Part 2 of 4
For many taxpayers, interacting with the IRS is unavoidable. Even when you, or your accountant have done nothing wrong the IRS may have questions. Their inquiries could be as simple as verifying your identity before releasing your refund, or so complex that you feel like you need a PhD in tax to understand them. In either case, you need to know what to expect, and more importantly, you need to know your rights so that you can protect them.
FACT: The IRS will not tell you your rights, and will attempt to bully you into acting against your rights.
First, you have the right to know what you need to do to comply with the tax laws. You are entitled to a clear, plain-English explanation of the applicable tax laws and IRS procedures in all tax forms, instructions, publications, notices, and correspondence. If you receive a letter that you simply do not understand, it is your right to have that letter explained to you by the IRS. Further, you have the right to ask as many questions as you like and to receive clear explanations of the potential outcomes before taking action.
Often the IRS documentation and explanations are difficult for a taxpayer to understand. Perhaps the IRS hopes that the taxpayer will simply pay the amounts proposed without seeking to understand how an amount is calculated. Or worse, without confirming that you in fact owe the amount they have assessed. You can insist that the IRS provide you a complete explanation with supporting documentation related to all tax matters.

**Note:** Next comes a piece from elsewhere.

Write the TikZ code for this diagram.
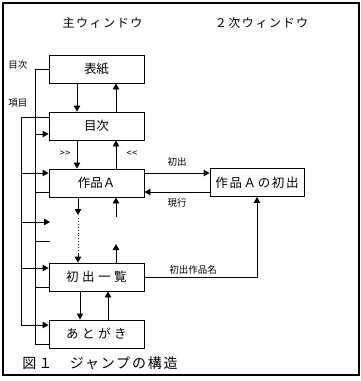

If you do not feel like you’re getting clear information from the IRS, and you need help, you have the right to retain an authorized representative of your choice to represent you in your dealings with the IRS. This representative should be well versed in dealing with the IRS and is either a CPA, lawyer or Enrolled Agent. A family member can also be appointed to represent you. If you cannot afford to have someone to represent you, you can seek assistance from a Low Income Taxpayer Clinic.
Many taxpayers attempt to resolve their tax matters without representation. Unfortunately doing so pits you against an IRS agent who is very knowledgeable of the tax laws and is well versed in how to use them to their advantage. The average taxpayer does not have that same knowledge and can inadvertently put themselves at a disadvantage by addressing what appears to be a reasonable request, but that result in them being bullied in many cases without their knowledge. Generally speaking, it is advisable to seek representation from someone who has the same knowledge as the IRS agent, and who aims to use that knowledge to your advantage.